◆ **Task brief**: Copy the data exactly; pictures stay out of the copy.

------ Data section ------

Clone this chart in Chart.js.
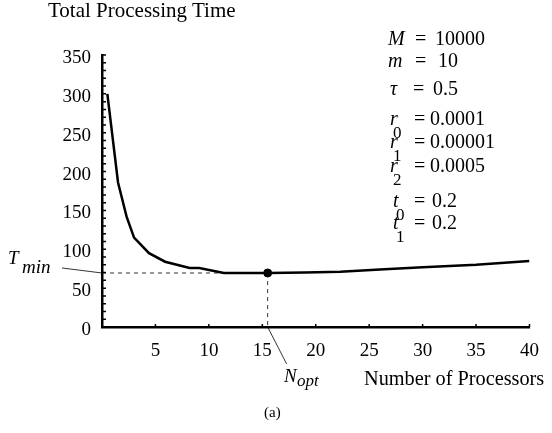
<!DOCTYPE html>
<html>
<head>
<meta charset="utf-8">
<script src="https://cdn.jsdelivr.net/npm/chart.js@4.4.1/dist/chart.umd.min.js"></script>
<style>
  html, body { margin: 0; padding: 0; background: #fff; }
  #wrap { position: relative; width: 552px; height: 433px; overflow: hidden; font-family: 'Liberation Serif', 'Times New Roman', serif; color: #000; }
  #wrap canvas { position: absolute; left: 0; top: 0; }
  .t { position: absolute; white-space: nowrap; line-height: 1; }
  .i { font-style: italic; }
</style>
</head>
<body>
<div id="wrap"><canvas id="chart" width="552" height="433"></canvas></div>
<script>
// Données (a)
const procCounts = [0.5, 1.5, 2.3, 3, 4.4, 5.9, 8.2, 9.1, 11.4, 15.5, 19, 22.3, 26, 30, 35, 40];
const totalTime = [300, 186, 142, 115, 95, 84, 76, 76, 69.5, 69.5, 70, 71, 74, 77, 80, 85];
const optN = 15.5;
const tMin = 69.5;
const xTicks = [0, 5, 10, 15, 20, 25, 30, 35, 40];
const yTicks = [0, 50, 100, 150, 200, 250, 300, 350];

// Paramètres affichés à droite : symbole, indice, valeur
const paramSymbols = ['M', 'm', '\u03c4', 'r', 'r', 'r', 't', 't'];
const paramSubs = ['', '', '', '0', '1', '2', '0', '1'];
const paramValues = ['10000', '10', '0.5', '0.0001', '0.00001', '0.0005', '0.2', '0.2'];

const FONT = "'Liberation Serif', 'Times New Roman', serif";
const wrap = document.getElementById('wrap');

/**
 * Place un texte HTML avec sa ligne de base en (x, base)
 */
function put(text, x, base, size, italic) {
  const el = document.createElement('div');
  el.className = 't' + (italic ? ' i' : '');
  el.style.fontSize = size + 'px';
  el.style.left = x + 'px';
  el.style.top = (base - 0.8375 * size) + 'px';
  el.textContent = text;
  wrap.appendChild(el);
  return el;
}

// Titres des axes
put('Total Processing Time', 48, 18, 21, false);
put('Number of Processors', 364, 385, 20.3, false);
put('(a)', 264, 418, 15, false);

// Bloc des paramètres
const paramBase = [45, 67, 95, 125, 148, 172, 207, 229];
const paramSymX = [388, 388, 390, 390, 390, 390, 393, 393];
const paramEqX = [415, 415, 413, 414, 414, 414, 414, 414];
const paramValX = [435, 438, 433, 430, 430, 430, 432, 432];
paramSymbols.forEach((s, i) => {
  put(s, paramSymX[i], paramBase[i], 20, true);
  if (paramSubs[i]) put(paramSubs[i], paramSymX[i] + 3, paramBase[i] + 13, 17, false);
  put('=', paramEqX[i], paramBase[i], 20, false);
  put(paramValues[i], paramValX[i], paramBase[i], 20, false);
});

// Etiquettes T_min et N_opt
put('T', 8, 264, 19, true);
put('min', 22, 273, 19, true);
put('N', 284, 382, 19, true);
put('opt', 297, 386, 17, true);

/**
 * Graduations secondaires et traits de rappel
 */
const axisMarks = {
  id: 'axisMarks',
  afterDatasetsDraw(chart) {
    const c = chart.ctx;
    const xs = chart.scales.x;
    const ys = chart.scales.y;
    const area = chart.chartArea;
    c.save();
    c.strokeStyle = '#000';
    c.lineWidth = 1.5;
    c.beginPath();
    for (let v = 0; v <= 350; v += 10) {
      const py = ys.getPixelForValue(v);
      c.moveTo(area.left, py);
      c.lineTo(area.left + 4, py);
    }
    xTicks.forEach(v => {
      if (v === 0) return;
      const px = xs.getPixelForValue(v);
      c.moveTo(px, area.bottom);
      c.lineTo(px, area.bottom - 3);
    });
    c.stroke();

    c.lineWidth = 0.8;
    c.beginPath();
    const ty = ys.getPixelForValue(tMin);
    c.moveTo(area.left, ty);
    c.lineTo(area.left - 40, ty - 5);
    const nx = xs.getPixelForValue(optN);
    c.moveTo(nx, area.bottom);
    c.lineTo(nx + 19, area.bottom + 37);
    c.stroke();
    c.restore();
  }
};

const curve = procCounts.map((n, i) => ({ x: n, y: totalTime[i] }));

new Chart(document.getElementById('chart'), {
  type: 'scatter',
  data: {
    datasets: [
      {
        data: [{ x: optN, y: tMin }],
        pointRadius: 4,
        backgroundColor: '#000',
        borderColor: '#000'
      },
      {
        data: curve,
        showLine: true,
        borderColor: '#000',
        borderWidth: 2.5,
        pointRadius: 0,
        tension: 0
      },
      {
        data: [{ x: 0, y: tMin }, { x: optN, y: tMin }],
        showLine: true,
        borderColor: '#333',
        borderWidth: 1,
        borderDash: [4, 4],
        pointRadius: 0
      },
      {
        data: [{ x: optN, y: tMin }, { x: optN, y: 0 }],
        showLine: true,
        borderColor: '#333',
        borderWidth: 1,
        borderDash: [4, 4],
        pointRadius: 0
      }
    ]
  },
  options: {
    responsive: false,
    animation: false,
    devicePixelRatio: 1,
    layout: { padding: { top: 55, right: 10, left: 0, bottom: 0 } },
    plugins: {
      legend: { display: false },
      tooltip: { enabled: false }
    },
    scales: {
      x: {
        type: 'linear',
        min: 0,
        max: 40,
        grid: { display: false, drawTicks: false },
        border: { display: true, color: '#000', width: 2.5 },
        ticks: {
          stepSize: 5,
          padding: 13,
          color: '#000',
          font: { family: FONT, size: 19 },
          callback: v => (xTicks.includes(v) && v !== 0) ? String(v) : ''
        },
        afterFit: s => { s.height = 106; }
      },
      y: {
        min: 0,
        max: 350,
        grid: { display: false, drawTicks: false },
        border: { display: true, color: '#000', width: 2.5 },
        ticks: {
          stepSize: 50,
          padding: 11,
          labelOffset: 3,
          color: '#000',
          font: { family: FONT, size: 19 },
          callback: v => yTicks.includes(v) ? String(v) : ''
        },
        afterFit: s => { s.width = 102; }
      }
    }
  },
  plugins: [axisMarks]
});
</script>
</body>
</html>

------

◆ **Written answer**:
Clone this chart in Chart.js.
<!DOCTYPE html>
<html>
<head>
<meta charset="utf-8">
<script src="https://cdn.jsdelivr.net/npm/chart.js@4.4.1/dist/chart.umd.min.js"></script>
<style>
  html, body { margin: 0; padding: 0; background: #fff; }
  #wrap { position: relative; width: 552px; height: 433px; overflow: hidden; font-family: 'Liberation Serif', 'Times New Roman', serif; color: #000; }
  #wrap canvas { position: absolute; left: 0; top: 0; }
  .t { position: absolute; white-space: nowrap; line-height: 1; }
  .i { font-style: italic; }
</style>
</head>
<body>
<div id="wrap"><canvas id="chart" width="552" height="433"></canvas></div>
<script>
// Données (a)
const procCounts = [0.5, 1.5, 2.3, 3, 4.4, 5.9, 8.2, 9.1, 11.4, 15.5, 19, 22.3, 26, 30, 35, 40];
const totalTime = [300, 186, 142, 115, 95, 84, 76, 76, 69.5, 69.5, 70, 71, 74, 77, 80, 85];
const optN = 15.5;
const tMin = 69.5;
const xTicks = [0, 5, 10, 15, 20, 25, 30, 35, 40];
const yTicks = [0, 50, 100, 150, 200, 250, 300, 350];

// Paramètres affichés à droite : symbole, indice, valeur
const paramSymbols = ['M', 'm', '\u03c4', 'r', 'r', 'r', 't', 't'];
const paramSubs = ['', '', '', '0', '1', '2', '0', '1'];
const paramValues = ['10000', '10', '0.5', '0.0001', '0.00001', '0.0005', '0.2', '0.2'];

const FONT = "'Liberation Serif', 'Times New Roman', serif";
const wrap = document.getElementById('wrap');

/**
 * Place un texte HTML avec sa ligne de base en (x, base)
 */
function put(text, x, base, size, italic) {
  const el = document.createElement('div');
  el.className = 't' + (italic ? ' i' : '');
  el.style.fontSize = size + 'px';
  el.style.left = x + 'px';
  el.style.top = (base - 0.8375 * size) + 'px';
  el.textContent = text;
  wrap.appendChild(el);
  return el;
}

// Titres des axes
put('Total Processing Time', 48, 18, 21, false);
put('Number of Processors', 364, 385, 20.3, false);
put('(a)', 264, 418, 15, false);

// Bloc des paramètres
const paramBase = [45, 67, 95, 125, 148, 172, 207, 229];
const paramSymX = [388, 388, 390, 390, 390, 390, 393, 393];
const paramEqX = [415, 415, 413, 414, 414, 414, 414, 414];
const paramValX = [435, 438, 433, 430, 430, 430, 432, 432];
paramSymbols.forEach((s, i) => {
  put(s, paramSymX[i], paramBase[i], 20, true);
  if (paramSubs[i]) put(paramSubs[i], paramSymX[i] + 3, paramBase[i] + 13, 17, false);
  put('=', paramEqX[i], paramBase[i], 20, false);
  put(paramValues[i], paramValX[i], paramBase[i], 20, false);
});

// Etiquettes T_min et N_opt
put('T', 8, 264, 19, true);
put('min', 22, 273, 19, true);
put('N', 284, 382, 19, true);
put('opt', 297, 386, 17, true);

/**
 * Graduations secondaires et traits de rappel
 */
const axisMarks = {
  id: 'axisMarks',
  afterDatasetsDraw(chart) {
    const c = chart.ctx;
    const xs = chart.scales.x;
    const ys = chart.scales.y;
    const area = chart.chartArea;
    c.save();
    c.strokeStyle = '#000';
    c.lineWidth = 1.5;
    c.beginPath();
    for (let v = 0; v <= 350; v += 10) {
      const py = ys.getPixelForValue(v);
      c.moveTo(area.left, py);
      c.lineTo(area.left + 4, py);
    }
    xTicks.forEach(v => {
      if (v === 0) return;
      const px = xs.getPixelForValue(v);
      c.moveTo(px, area.bottom);
      c.lineTo(px, area.bottom - 3);
    });
    c.stroke();

    c.lineWidth = 0.8;
    c.beginPath();
    const ty = ys.getPixelForValue(tMin);
    c.moveTo(area.left, ty);
    c.lineTo(area.left - 40, ty - 5);
    const nx = xs.getPixelForValue(optN);
    c.moveTo(nx, area.bottom);
    c.lineTo(nx + 19, area.bottom + 37);
    c.stroke();
    c.restore();
  }
};

const curve = procCounts.map((n, i) => ({ x: n, y: totalTime[i] }));

new Chart(document.getElementById('chart'), {
  type: 'scatter',
  data: {
    datasets: [
      {
        data: [{ x: optN, y: tMin }],
        pointRadius: 4,
        backgroundColor: '#000',
        borderColor: '#000'
      },
      {
        data: curve,
        showLine: true,
        borderColor: '#000',
        borderWidth: 2.5,
        pointRadius: 0,
        tension: 0
      },
      {
        data: [{ x: 0, y: tMin }, { x: optN, y: tMin }],
        showLine: true,
        borderColor: '#333',
        borderWidth: 1,
        borderDash: [4, 4],
        pointRadius: 0
      },
      {
        data: [{ x: optN, y: tMin }, { x: optN, y: 0 }],
        showLine: true,
        borderColor: '#333',
        borderWidth: 1,
        borderDash: [4, 4],
        pointRadius: 0
      }
    ]
  },
  options: {
    responsive: false,
    animation: false,
    devicePixelRatio: 1,
    layout: { padding: { top: 55, right: 10, left: 0, bottom: 0 } },
    plugins: {
      legend: { display: false },
      tooltip: { enabled: false }
    },
    scales: {
      x: {
        type: 'linear',
        min: 0,
        max: 40,
        grid: { display: false, drawTicks: false },
        border: { display: true, color: '#000', width: 2.5 },
        ticks: {
          stepSize: 5,
          padding: 13,
          color: '#000',
          font: { family: FONT, size: 19 },
          callback: v => (xTicks.includes(v) && v !== 0) ? String(v) : ''
        },
        afterFit: s => { s.height = 106; }
      },
      y: {
        min: 0,
        max: 350,
        grid: { display: false, drawTicks: false },
        border: { display: true, color: '#000', width: 2.5 },
        ticks: {
          stepSize: 50,
          padding: 11,
          labelOffset: 3,
          color: '#000',
          font: { family: FONT, size: 19 },
          callback: v => yTicks.includes(v) ? String(v) : ''
        },
        afterFit: s => { s.width = 102; }
      }
    }
  },
  plugins: [axisMarks]
});
</script>
</body>
</html>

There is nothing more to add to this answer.